Here's a very quick application the JC Penny dataset. We'll predict 

In [None]:
import pandas as pd
import numpy as np
df = pd.read_csv("../input/jcpenney_com-ecommerce_sample.csv")
df = (df[['list_price', 'sale_price']]
        .applymap(lambda v: str(v)[:4]).dropna().astype(np.float64)).dropna()
df.head()

In [None]:
X = df.iloc[:, 0].values[:, np.newaxis]
y = df.iloc[:, 1].values

In [None]:
from sklearn.linear_model import LassoLarsIC

clf = LassoLarsIC()
clf.fit(X, y)
y_hat = clf.predict(X)

In [None]:
import seaborn as sns
import matplotlib.pyplot as plt
plt.style.use('fivethirtyeight')

sns.jointplot(y, y_hat)
plt.gcf().suptitle('JC Penny Sale Price Predicted via List Price')
pass

As you can see, in this case no regularization was used, e.g. the model used was a simple linear regression model (which was obviously bound to happen):

In [None]:
clf.alpha_

## Conclusion

Why use AIC or BIC to perform model selection? Primarily because information criteria selection is very fast. They also simplify to fairly usable formulas for the linear regression case.
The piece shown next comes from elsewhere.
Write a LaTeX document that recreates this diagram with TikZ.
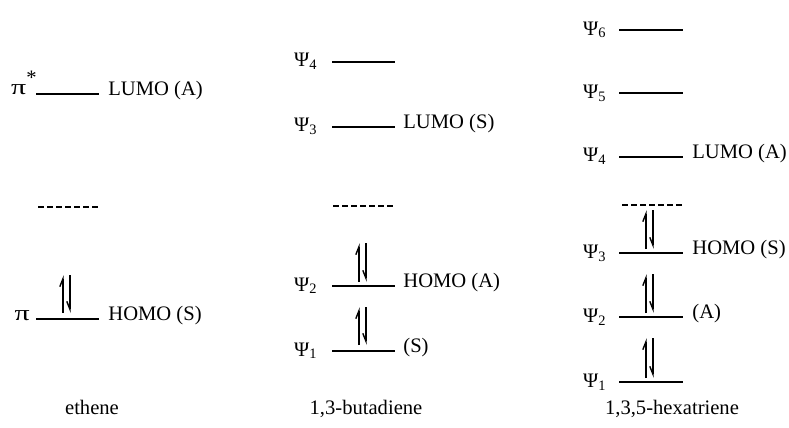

AIC and BIC are popular "display elements" for old-school data mining software for these reasons.

They are still used to perform model selection today. However I don't think they're as much in vogue as they used to be. `sklearn` explains why:

> Information-criterion based model selection is very fast, but it relies on a proper estimation of degrees of freedom, are derived for large samples (asymptotic results) and assume the model is correct, i.e. that the data are actually generated by this model. They also tend to break when the problem is badly conditioned (more features than samples).

For slightly more details on AIC and BIC, check out [this demo](http://scikit-learn.org/stable/auto_examples/linear_model/plot_lasso_model_selection.html) in the `sklearn` documentation. Most of this notebook was sourced from section 7.1 through 7.9 of "Elements of Statistical Learning"; for far more mathematical background, refer there.